TASK DIRECTIONS: Quote the data below in full, minus the images.

GIVEN DATA:
....................

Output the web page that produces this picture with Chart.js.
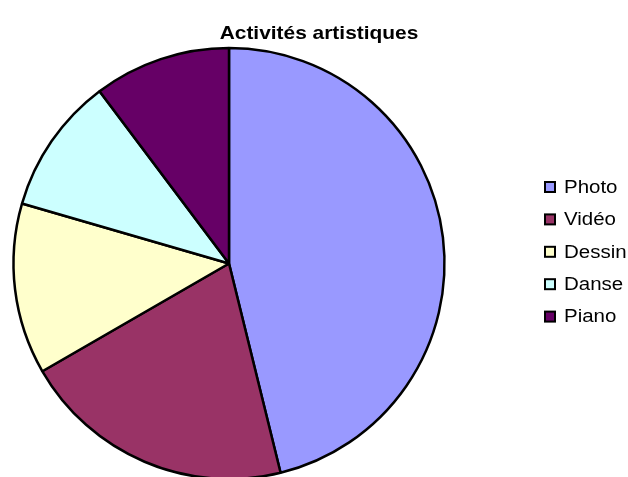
<!DOCTYPE html>
<html>
<head>
<meta charset="utf-8">
<script src="https://cdn.jsdelivr.net/npm/chart.js@4/dist/chart.umd.min.js"></script>
<style>
    html, body { margin: 0; padding: 0; background: #fff; overflow: hidden; }
    #wrap { width: 628px; height: 477px; }
</style>
</head>
<body>
<div id="wrap"><canvas id="pieChart" width="628" height="477"></canvas></div>
<script>
// Data
const chartTitle = 'Activités artistiques';
const labels = ['Photo', 'Vidéo', 'Dessin', 'Danse', 'Piano'];
const values = [18, 8, 5, 4, 4];
const colors = ['#9999FF', '#993366', '#FFFFCC', '#CCFFFF', '#660066'];

// Title + legend drawn Excel-style (text is slightly stretched horizontally in the original)
const excelDecor = {
    id: 'excelDecor',
    afterDraw(chart) {
        const ctx = chart.ctx;
        ctx.save();
        ctx.fillStyle = '#000';
        ctx.textBaseline = 'alphabetic';

        // title
        ctx.save();
        ctx.translate(319, 38.7);
        ctx.scale(1.1, 1);
        ctx.font = 'bold 19px "Liberation Sans", Arial, sans-serif';
        ctx.textAlign = 'center';
        ctx.fillText(chartTitle, 0, 0);
        ctx.restore();

        // legend
        const ds = chart.data.datasets[0];
        chart.data.labels.forEach((lbl, i) => {
            const cy = 187 + i * 32.4;
            ctx.fillStyle = ds.backgroundColor[i];
            ctx.fillRect(545, cy - 5, 10, 10);
            ctx.strokeStyle = '#000';
            ctx.lineWidth = 2;
            ctx.strokeRect(545, cy - 5, 10, 10);

            ctx.save();
            ctx.translate(564, cy + 5.8);
            ctx.scale(1.17, 1);
            ctx.fillStyle = '#000';
            ctx.font = '17.5px "Liberation Sans", Arial, sans-serif';
            ctx.textAlign = 'left';
            ctx.fillText(lbl, 0, 0);
            ctx.restore();
        });
        ctx.restore();
    }
};

const pieChart = new Chart(document.getElementById('pieChart'), {
    type: 'pie',
    data: {
        labels: labels,
        datasets: [{
            data: values,
            backgroundColor: colors,
            borderColor: '#000',
            borderWidth: 2.5,
            clip: false
        }]
    },
    options: {
        responsive: false,
        devicePixelRatio: 1,
        animation: false,
        radius: 215.5,
        layout: {
            padding: { left: 0, right: 170, top: 50, bottom: 0 }
        },
        plugins: {
            legend: { display: false },
            title: { display: false },
            tooltip: { enabled: false }
        }
    },
    plugins: [excelDecor]
});
</script>
</body>
</html>
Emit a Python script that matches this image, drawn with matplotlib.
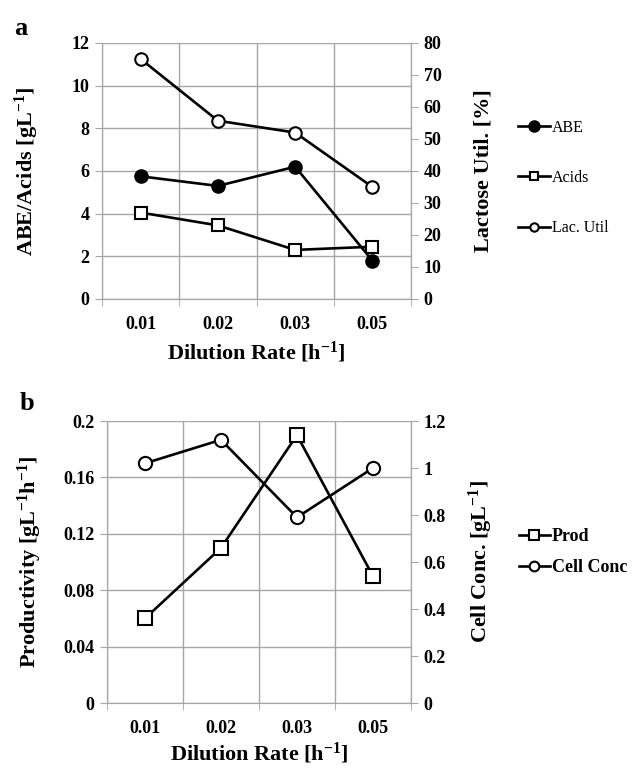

....................

REPLY:
Output the web page that produces this picture with Chart.js.
<!DOCTYPE html>
<html>
<head>
<meta charset="utf-8">
<script src="https://cdn.jsdelivr.net/npm/chart.js@4/dist/chart.umd.min.js"></script>
<style>
    html, body { margin: 0; padding: 0; background: #fff; overflow: hidden; }
    #wrap { width: 628px; height: 477px; }
</style>
</head>
<body>
<div id="wrap"><canvas id="pieChart" width="628" height="477"></canvas></div>
<script>
// Data
const chartTitle = 'Activités artistiques';
const labels = ['Photo', 'Vidéo', 'Dessin', 'Danse', 'Piano'];
const values = [18, 8, 5, 4, 4];
const colors = ['#9999FF', '#993366', '#FFFFCC', '#CCFFFF', '#660066'];

// Title + legend drawn Excel-style (text is slightly stretched horizontally in the original)
const excelDecor = {
    id: 'excelDecor',
    afterDraw(chart) {
        const ctx = chart.ctx;
        ctx.save();
        ctx.fillStyle = '#000';
        ctx.textBaseline = 'alphabetic';

        // title
        ctx.save();
        ctx.translate(319, 38.7);
        ctx.scale(1.1, 1);
        ctx.font = 'bold 19px "Liberation Sans", Arial, sans-serif';
        ctx.textAlign = 'center';
        ctx.fillText(chartTitle, 0, 0);
        ctx.restore();

        // legend
        const ds = chart.data.datasets[0];
        chart.data.labels.forEach((lbl, i) => {
            const cy = 187 + i * 32.4;
            ctx.fillStyle = ds.backgroundColor[i];
            ctx.fillRect(545, cy - 5, 10, 10);
            ctx.strokeStyle = '#000';
            ctx.lineWidth = 2;
            ctx.strokeRect(545, cy - 5, 10, 10);

            ctx.save();
            ctx.translate(564, cy + 5.8);
            ctx.scale(1.17, 1);
            ctx.fillStyle = '#000';
            ctx.font = '17.5px "Liberation Sans", Arial, sans-serif';
            ctx.textAlign = 'left';
            ctx.fillText(lbl, 0, 0);
            ctx.restore();
        });
        ctx.restore();
    }
};

const pieChart = new Chart(document.getElementById('pieChart'), {
    type: 'pie',
    data: {
        labels: labels,
        datasets: [{
            data: values,
            backgroundColor: colors,
            borderColor: '#000',
            borderWidth: 2.5,
            clip: false
        }]
    },
    options: {
        responsive: false,
        devicePixelRatio: 1,
        animation: false,
        radius: 215.5,
        layout: {
            padding: { left: 0, right: 170, top: 50, bottom: 0 }
        },
        plugins: {
            legend: { display: false },
            title: { display: false },
            tooltip: { enabled: false }
        }
    },
    plugins: [excelDecor]
});
</script>
</body>
</html>
Emit a Python script that matches this image, drawn with matplotlib.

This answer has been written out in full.